• [SOURCE EXCERPT]:
———

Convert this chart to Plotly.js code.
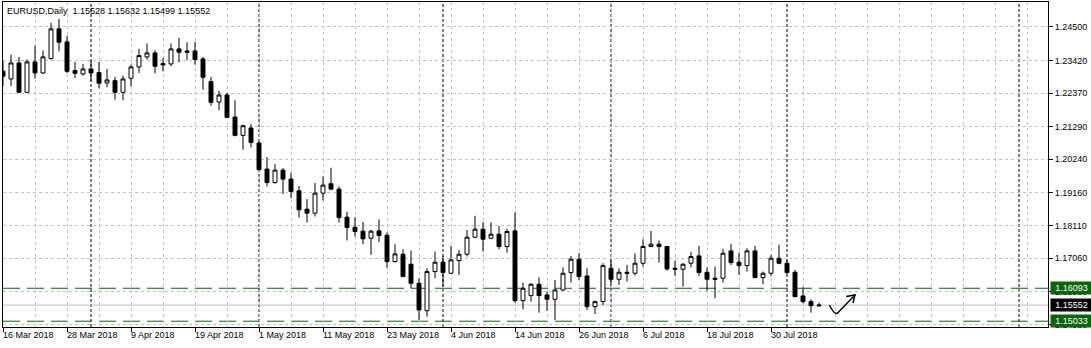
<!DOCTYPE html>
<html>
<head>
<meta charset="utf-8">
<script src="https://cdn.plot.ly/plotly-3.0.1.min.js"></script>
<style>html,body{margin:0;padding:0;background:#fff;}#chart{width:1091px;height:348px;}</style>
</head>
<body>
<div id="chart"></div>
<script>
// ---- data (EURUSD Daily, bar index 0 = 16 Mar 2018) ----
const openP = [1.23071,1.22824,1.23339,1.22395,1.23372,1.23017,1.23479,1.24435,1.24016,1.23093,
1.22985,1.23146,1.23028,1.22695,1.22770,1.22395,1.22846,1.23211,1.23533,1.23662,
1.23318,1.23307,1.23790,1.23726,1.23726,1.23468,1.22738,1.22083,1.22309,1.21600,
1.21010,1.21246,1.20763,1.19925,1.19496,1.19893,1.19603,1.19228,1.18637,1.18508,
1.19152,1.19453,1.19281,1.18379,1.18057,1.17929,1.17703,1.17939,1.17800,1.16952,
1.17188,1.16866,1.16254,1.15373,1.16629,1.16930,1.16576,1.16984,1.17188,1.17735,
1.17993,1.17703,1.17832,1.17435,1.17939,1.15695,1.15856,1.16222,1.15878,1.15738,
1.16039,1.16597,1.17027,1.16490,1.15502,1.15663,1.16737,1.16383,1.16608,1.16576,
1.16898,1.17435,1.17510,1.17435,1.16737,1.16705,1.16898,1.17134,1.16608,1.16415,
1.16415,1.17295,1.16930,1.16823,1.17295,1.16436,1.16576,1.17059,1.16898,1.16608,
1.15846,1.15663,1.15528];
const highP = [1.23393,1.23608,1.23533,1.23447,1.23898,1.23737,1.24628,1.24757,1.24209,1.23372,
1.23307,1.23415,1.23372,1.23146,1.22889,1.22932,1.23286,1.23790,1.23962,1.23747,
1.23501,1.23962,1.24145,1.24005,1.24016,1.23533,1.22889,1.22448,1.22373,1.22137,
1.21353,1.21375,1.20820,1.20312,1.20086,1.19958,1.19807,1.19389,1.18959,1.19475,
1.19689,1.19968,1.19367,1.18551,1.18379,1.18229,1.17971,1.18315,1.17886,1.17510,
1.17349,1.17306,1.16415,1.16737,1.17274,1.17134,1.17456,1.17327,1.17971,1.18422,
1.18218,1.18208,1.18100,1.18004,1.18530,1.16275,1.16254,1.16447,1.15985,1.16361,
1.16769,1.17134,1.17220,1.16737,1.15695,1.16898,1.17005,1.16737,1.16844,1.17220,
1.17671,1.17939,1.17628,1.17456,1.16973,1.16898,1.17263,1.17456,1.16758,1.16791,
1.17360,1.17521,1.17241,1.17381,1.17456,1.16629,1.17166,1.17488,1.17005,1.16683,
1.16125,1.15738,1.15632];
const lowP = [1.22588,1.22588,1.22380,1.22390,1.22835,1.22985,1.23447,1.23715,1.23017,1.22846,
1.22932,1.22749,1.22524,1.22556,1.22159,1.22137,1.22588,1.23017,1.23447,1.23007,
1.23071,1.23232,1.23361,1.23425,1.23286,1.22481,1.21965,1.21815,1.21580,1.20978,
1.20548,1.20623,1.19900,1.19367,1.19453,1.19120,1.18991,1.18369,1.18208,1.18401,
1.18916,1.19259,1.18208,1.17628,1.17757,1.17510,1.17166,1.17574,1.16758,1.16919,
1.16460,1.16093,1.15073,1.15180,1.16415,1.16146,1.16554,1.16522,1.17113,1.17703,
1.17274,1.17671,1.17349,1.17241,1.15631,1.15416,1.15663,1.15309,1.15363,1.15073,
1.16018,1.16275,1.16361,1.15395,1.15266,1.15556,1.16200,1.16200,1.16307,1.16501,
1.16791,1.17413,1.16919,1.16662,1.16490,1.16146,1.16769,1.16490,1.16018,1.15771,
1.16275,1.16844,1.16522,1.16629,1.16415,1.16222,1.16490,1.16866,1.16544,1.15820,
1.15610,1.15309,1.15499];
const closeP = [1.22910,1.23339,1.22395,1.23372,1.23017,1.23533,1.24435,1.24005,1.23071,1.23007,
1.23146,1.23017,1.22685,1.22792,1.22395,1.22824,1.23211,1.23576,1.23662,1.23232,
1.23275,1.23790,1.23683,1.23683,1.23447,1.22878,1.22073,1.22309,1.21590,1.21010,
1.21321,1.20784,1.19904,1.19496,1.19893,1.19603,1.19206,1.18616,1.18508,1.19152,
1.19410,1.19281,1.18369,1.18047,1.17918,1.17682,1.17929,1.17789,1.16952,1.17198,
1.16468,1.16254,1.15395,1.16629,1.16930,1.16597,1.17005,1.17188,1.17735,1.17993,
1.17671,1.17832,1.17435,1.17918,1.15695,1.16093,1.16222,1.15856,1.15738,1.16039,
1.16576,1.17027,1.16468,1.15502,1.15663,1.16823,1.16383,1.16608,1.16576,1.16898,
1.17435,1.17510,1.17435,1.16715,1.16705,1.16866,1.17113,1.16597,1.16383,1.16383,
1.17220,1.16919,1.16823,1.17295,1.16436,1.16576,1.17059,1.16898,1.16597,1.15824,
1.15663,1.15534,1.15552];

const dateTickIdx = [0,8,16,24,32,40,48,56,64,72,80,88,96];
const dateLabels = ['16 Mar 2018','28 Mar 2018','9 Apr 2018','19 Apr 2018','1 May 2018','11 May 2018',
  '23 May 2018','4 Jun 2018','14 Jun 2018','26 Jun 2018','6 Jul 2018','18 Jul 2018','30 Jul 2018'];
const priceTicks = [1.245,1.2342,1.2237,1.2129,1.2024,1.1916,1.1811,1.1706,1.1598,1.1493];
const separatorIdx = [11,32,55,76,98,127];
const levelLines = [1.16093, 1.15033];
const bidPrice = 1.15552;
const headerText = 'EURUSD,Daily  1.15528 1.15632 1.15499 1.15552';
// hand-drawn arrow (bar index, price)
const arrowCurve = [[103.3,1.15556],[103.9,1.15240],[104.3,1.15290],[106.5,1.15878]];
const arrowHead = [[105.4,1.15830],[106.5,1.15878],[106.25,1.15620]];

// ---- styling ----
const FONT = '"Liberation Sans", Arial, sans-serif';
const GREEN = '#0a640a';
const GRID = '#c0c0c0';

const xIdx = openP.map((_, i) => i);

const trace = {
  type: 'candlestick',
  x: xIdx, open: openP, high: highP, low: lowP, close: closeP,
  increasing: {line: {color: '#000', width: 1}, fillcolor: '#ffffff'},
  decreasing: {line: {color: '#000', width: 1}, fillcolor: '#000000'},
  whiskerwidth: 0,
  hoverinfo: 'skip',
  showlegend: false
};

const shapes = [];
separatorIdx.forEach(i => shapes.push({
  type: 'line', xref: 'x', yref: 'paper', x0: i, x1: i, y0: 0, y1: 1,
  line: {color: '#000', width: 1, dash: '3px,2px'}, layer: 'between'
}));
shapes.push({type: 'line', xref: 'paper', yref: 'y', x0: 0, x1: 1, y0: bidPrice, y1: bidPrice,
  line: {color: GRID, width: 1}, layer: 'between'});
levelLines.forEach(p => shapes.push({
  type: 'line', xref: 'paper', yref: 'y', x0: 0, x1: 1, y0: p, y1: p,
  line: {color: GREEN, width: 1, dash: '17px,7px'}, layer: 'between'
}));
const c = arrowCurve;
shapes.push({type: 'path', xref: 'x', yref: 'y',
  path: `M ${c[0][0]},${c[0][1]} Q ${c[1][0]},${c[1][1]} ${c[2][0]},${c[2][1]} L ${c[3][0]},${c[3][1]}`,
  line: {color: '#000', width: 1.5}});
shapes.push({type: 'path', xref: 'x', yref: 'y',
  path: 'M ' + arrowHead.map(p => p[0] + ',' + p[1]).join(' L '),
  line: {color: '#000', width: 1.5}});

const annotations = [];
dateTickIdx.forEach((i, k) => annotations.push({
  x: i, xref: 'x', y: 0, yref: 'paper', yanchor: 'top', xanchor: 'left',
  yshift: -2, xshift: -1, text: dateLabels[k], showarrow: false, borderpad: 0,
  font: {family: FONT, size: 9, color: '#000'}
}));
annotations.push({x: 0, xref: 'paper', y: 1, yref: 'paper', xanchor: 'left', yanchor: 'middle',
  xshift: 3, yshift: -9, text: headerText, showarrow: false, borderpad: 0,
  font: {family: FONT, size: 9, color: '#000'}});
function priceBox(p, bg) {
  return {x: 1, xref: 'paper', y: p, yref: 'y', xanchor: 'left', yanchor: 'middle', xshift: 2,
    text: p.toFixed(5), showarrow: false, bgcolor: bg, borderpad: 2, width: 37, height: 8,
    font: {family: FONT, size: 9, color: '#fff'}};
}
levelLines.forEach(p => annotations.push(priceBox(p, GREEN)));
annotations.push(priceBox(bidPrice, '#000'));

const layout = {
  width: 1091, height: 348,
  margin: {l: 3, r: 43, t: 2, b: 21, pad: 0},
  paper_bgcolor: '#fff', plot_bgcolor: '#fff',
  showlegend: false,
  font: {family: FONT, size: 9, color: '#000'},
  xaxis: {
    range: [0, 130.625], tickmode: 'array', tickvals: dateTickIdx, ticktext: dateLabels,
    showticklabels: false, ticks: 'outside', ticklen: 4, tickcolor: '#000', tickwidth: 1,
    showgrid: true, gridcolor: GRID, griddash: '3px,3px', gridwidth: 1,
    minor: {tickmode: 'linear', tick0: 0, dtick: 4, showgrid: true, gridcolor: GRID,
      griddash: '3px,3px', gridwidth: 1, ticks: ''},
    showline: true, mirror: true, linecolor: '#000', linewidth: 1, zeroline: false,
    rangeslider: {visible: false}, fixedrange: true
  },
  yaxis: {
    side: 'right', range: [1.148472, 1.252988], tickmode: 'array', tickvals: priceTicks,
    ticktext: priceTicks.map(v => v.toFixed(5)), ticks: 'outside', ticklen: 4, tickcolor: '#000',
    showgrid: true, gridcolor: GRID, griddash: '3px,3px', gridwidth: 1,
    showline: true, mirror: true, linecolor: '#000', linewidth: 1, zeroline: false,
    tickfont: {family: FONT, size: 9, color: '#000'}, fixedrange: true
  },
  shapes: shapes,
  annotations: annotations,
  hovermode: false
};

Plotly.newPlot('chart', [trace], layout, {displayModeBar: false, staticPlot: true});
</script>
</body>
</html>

———

Keep only the lines that hold the string "chart", and copy them out.

Convert this chart to Plotly.js code.
<style>html,body{margin:0;padding:0;background:#fff;}#chart{width:1091px;height:348px;}</style>
<div id="chart"></div>
Plotly.newPlot('chart', [trace], layout, {displayModeBar: false, staticPlot: true});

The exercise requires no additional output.